Dataset records:
◇ ◇ ◇
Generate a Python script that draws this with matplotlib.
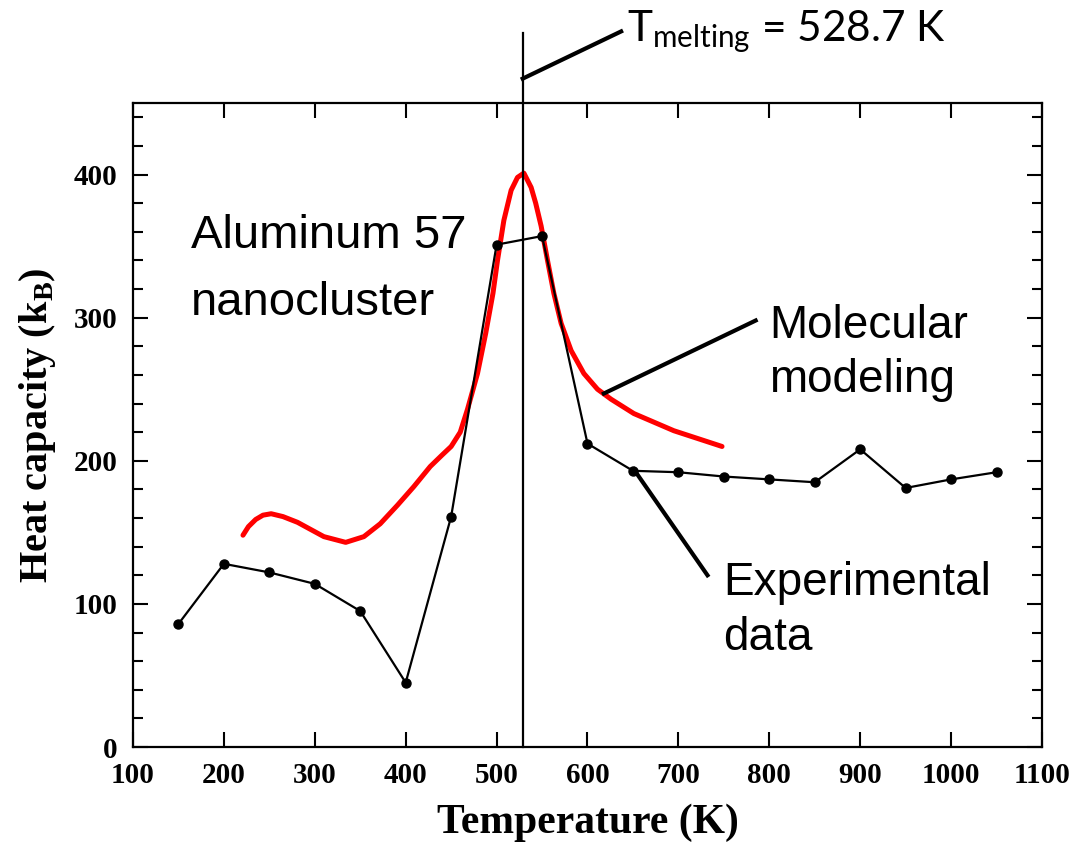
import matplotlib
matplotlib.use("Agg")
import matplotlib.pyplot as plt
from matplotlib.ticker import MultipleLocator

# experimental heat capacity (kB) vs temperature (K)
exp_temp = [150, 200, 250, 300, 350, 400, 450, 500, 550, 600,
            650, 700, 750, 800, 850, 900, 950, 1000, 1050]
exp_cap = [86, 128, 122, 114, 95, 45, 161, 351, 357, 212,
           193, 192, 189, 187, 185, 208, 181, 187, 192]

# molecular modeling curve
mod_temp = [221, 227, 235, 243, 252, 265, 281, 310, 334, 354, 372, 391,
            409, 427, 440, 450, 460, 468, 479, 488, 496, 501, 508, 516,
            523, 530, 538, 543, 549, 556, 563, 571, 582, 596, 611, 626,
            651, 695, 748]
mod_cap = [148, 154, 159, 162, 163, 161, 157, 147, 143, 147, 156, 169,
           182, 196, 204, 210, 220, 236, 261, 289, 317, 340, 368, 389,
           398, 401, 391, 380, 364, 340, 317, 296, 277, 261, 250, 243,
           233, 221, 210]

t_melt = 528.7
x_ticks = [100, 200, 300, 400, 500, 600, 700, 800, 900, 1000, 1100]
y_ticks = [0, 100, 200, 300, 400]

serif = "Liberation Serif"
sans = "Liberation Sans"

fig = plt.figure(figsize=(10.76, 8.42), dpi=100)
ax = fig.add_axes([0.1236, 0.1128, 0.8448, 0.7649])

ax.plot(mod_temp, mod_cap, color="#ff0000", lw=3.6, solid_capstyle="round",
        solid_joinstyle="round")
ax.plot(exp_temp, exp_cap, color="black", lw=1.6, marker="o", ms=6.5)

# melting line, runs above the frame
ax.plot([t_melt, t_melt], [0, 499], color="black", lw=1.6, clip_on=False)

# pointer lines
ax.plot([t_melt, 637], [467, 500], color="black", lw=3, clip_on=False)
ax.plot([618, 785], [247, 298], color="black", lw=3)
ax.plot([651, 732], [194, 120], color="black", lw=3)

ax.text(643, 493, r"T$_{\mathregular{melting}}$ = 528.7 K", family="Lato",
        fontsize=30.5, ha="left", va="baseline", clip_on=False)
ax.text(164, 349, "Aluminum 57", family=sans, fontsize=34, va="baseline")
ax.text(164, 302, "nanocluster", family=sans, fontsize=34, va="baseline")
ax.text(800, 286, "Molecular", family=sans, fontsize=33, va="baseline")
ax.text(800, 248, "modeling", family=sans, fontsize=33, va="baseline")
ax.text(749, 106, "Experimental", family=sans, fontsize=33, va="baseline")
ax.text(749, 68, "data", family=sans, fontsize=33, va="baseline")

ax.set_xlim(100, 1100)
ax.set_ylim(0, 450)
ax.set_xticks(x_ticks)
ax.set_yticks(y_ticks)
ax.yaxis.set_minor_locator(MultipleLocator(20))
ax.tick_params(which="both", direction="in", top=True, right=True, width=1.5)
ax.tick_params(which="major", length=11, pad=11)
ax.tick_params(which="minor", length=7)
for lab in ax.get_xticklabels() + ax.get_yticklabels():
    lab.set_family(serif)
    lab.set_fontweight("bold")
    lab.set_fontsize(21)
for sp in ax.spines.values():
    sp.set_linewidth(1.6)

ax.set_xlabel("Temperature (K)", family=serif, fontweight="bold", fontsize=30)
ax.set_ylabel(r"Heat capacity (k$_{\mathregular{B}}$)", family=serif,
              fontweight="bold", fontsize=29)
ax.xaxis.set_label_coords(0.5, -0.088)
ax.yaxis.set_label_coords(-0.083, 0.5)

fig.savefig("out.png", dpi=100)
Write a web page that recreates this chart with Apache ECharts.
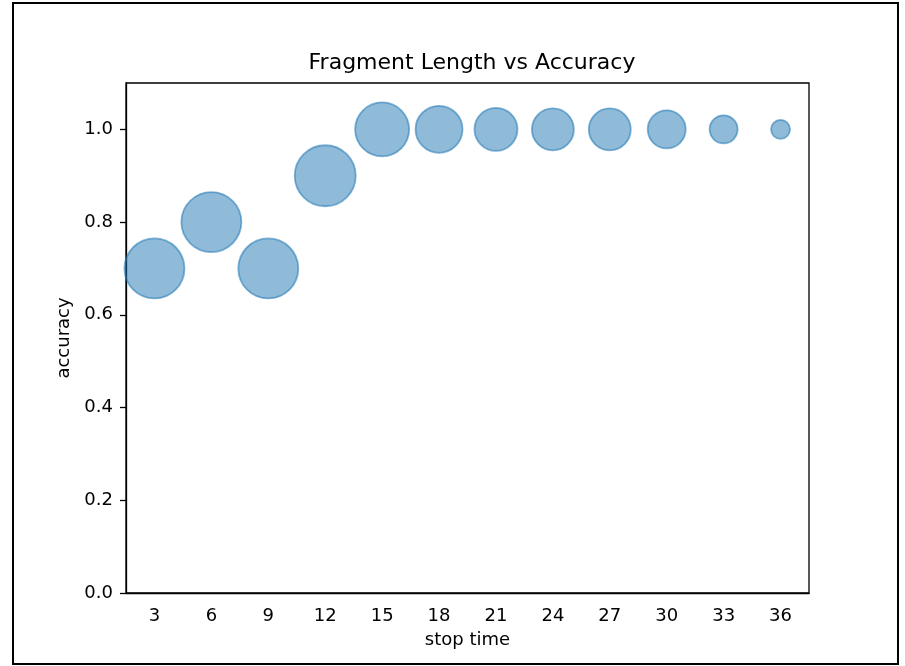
◇ ◇ ◇
_The problem_
Write out the full set of lines verbatim, without the pictures.

_Written response_
Generate a Python script that draws this with matplotlib.
import matplotlib
matplotlib.use("Agg")
import matplotlib.pyplot as plt
from matplotlib.ticker import MultipleLocator

# experimental heat capacity (kB) vs temperature (K)
exp_temp = [150, 200, 250, 300, 350, 400, 450, 500, 550, 600,
            650, 700, 750, 800, 850, 900, 950, 1000, 1050]
exp_cap = [86, 128, 122, 114, 95, 45, 161, 351, 357, 212,
           193, 192, 189, 187, 185, 208, 181, 187, 192]

# molecular modeling curve
mod_temp = [221, 227, 235, 243, 252, 265, 281, 310, 334, 354, 372, 391,
            409, 427, 440, 450, 460, 468, 479, 488, 496, 501, 508, 516,
            523, 530, 538, 543, 549, 556, 563, 571, 582, 596, 611, 626,
            651, 695, 748]
mod_cap = [148, 154, 159, 162, 163, 161, 157, 147, 143, 147, 156, 169,
           182, 196, 204, 210, 220, 236, 261, 289, 317, 340, 368, 389,
           398, 401, 391, 380, 364, 340, 317, 296, 277, 261, 250, 243,
           233, 221, 210]

t_melt = 528.7
x_ticks = [100, 200, 300, 400, 500, 600, 700, 800, 900, 1000, 1100]
y_ticks = [0, 100, 200, 300, 400]

serif = "Liberation Serif"
sans = "Liberation Sans"

fig = plt.figure(figsize=(10.76, 8.42), dpi=100)
ax = fig.add_axes([0.1236, 0.1128, 0.8448, 0.7649])

ax.plot(mod_temp, mod_cap, color="#ff0000", lw=3.6, solid_capstyle="round",
        solid_joinstyle="round")
ax.plot(exp_temp, exp_cap, color="black", lw=1.6, marker="o", ms=6.5)

# melting line, runs above the frame
ax.plot([t_melt, t_melt], [0, 499], color="black", lw=1.6, clip_on=False)

# pointer lines
ax.plot([t_melt, 637], [467, 500], color="black", lw=3, clip_on=False)
ax.plot([618, 785], [247, 298], color="black", lw=3)
ax.plot([651, 732], [194, 120], color="black", lw=3)

ax.text(643, 493, r"T$_{\mathregular{melting}}$ = 528.7 K", family="Lato",
        fontsize=30.5, ha="left", va="baseline", clip_on=False)
ax.text(164, 349, "Aluminum 57", family=sans, fontsize=34, va="baseline")
ax.text(164, 302, "nanocluster", family=sans, fontsize=34, va="baseline")
ax.text(800, 286, "Molecular", family=sans, fontsize=33, va="baseline")
ax.text(800, 248, "modeling", family=sans, fontsize=33, va="baseline")
ax.text(749, 106, "Experimental", family=sans, fontsize=33, va="baseline")
ax.text(749, 68, "data", family=sans, fontsize=33, va="baseline")

ax.set_xlim(100, 1100)
ax.set_ylim(0, 450)
ax.set_xticks(x_ticks)
ax.set_yticks(y_ticks)
ax.yaxis.set_minor_locator(MultipleLocator(20))
ax.tick_params(which="both", direction="in", top=True, right=True, width=1.5)
ax.tick_params(which="major", length=11, pad=11)
ax.tick_params(which="minor", length=7)
for lab in ax.get_xticklabels() + ax.get_yticklabels():
    lab.set_family(serif)
    lab.set_fontweight("bold")
    lab.set_fontsize(21)
for sp in ax.spines.values():
    sp.set_linewidth(1.6)

ax.set_xlabel("Temperature (K)", family=serif, fontweight="bold", fontsize=30)
ax.set_ylabel(r"Heat capacity (k$_{\mathregular{B}}$)", family=serif,
              fontweight="bold", fontsize=29)
ax.xaxis.set_label_coords(0.5, -0.088)
ax.yaxis.set_label_coords(-0.083, 0.5)

fig.savefig("out.png", dpi=100)
Write a web page that recreates this chart with Apache ECharts.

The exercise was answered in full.